Task to carry out >>
Only the lines from the start of the data through the line with "ctx.fillText(subtitleText, 489, 102);" belong in the copy. Restate them word for word, minus the pictures.
Begin Available data
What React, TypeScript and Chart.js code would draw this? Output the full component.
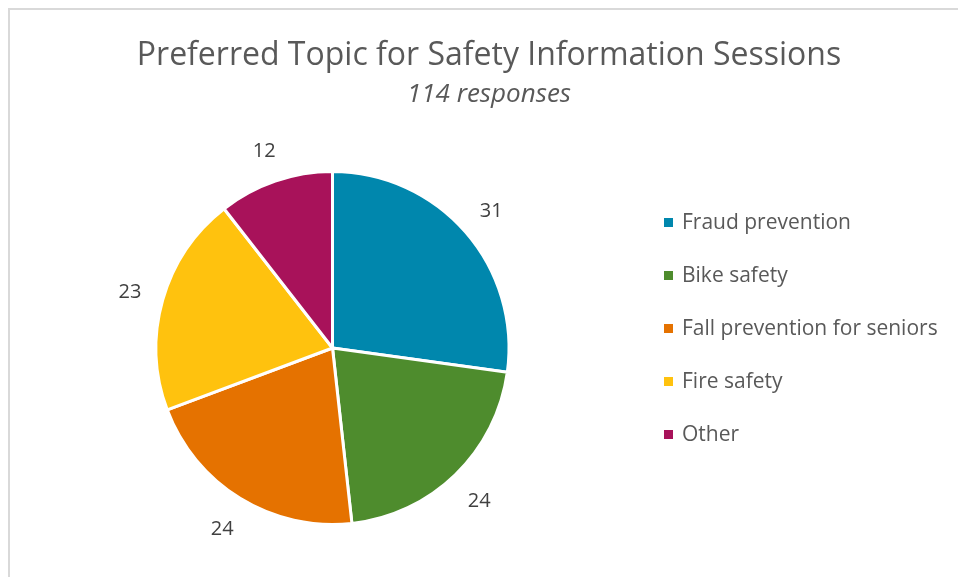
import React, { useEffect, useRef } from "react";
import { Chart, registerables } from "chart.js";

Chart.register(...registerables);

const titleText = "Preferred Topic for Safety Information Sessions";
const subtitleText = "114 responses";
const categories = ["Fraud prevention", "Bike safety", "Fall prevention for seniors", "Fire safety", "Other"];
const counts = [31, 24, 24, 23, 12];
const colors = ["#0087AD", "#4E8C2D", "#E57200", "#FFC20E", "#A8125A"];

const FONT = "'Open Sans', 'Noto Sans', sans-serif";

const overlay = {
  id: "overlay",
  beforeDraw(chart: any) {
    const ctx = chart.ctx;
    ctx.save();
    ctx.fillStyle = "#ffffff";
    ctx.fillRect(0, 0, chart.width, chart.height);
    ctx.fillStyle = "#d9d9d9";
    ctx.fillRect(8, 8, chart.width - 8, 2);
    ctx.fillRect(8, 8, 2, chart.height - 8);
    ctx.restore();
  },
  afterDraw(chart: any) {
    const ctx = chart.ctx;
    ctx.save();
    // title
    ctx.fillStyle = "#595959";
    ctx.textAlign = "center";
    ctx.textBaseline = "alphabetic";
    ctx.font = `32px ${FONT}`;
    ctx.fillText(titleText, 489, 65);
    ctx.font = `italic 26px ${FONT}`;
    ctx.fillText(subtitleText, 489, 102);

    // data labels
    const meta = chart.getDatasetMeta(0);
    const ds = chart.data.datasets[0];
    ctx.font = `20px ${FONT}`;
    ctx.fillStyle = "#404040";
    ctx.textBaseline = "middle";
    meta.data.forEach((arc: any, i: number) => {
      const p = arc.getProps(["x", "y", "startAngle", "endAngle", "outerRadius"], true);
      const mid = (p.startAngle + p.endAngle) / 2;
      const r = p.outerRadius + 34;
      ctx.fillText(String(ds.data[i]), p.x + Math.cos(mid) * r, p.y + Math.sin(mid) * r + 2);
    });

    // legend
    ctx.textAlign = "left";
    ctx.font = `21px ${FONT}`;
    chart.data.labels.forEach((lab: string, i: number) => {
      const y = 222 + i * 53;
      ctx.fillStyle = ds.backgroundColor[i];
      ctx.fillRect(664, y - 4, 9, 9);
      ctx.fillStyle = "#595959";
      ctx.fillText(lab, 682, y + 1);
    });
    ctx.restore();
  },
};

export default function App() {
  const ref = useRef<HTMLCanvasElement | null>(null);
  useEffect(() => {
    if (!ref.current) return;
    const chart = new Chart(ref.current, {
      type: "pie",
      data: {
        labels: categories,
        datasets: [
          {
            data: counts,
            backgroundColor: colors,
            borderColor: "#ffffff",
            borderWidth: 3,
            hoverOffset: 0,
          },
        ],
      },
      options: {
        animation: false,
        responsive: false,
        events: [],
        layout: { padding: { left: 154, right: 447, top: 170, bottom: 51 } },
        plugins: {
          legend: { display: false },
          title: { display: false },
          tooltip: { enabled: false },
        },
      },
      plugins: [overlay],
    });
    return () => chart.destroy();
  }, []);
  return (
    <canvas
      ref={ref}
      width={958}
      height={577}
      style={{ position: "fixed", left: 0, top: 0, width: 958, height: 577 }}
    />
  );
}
End Available data
Task response >>
What React, TypeScript and Chart.js code would draw this? Output the full component.
import React, { useEffect, useRef } from "react";
import { Chart, registerables } from "chart.js";

Chart.register(...registerables);

const titleText = "Preferred Topic for Safety Information Sessions";
const subtitleText = "114 responses";
const categories = ["Fraud prevention", "Bike safety", "Fall prevention for seniors", "Fire safety", "Other"];
const counts = [31, 24, 24, 23, 12];
const colors = ["#0087AD", "#4E8C2D", "#E57200", "#FFC20E", "#A8125A"];

const FONT = "'Open Sans', 'Noto Sans', sans-serif";

const overlay = {
  id: "overlay",
  beforeDraw(chart: any) {
    const ctx = chart.ctx;
    ctx.save();
    ctx.fillStyle = "#ffffff";
    ctx.fillRect(0, 0, chart.width, chart.height);
    ctx.fillStyle = "#d9d9d9";
    ctx.fillRect(8, 8, chart.width - 8, 2);
    ctx.fillRect(8, 8, 2, chart.height - 8);
    ctx.restore();
  },
  afterDraw(chart: any) {
    const ctx = chart.ctx;
    ctx.save();
    // title
    ctx.fillStyle = "#595959";
    ctx.textAlign = "center";
    ctx.textBaseline = "alphabetic";
    ctx.font = `32px ${FONT}`;
    ctx.fillText(titleText, 489, 65);
    ctx.font = `italic 26px ${FONT}`;
    ctx.fillText(subtitleText, 489, 102);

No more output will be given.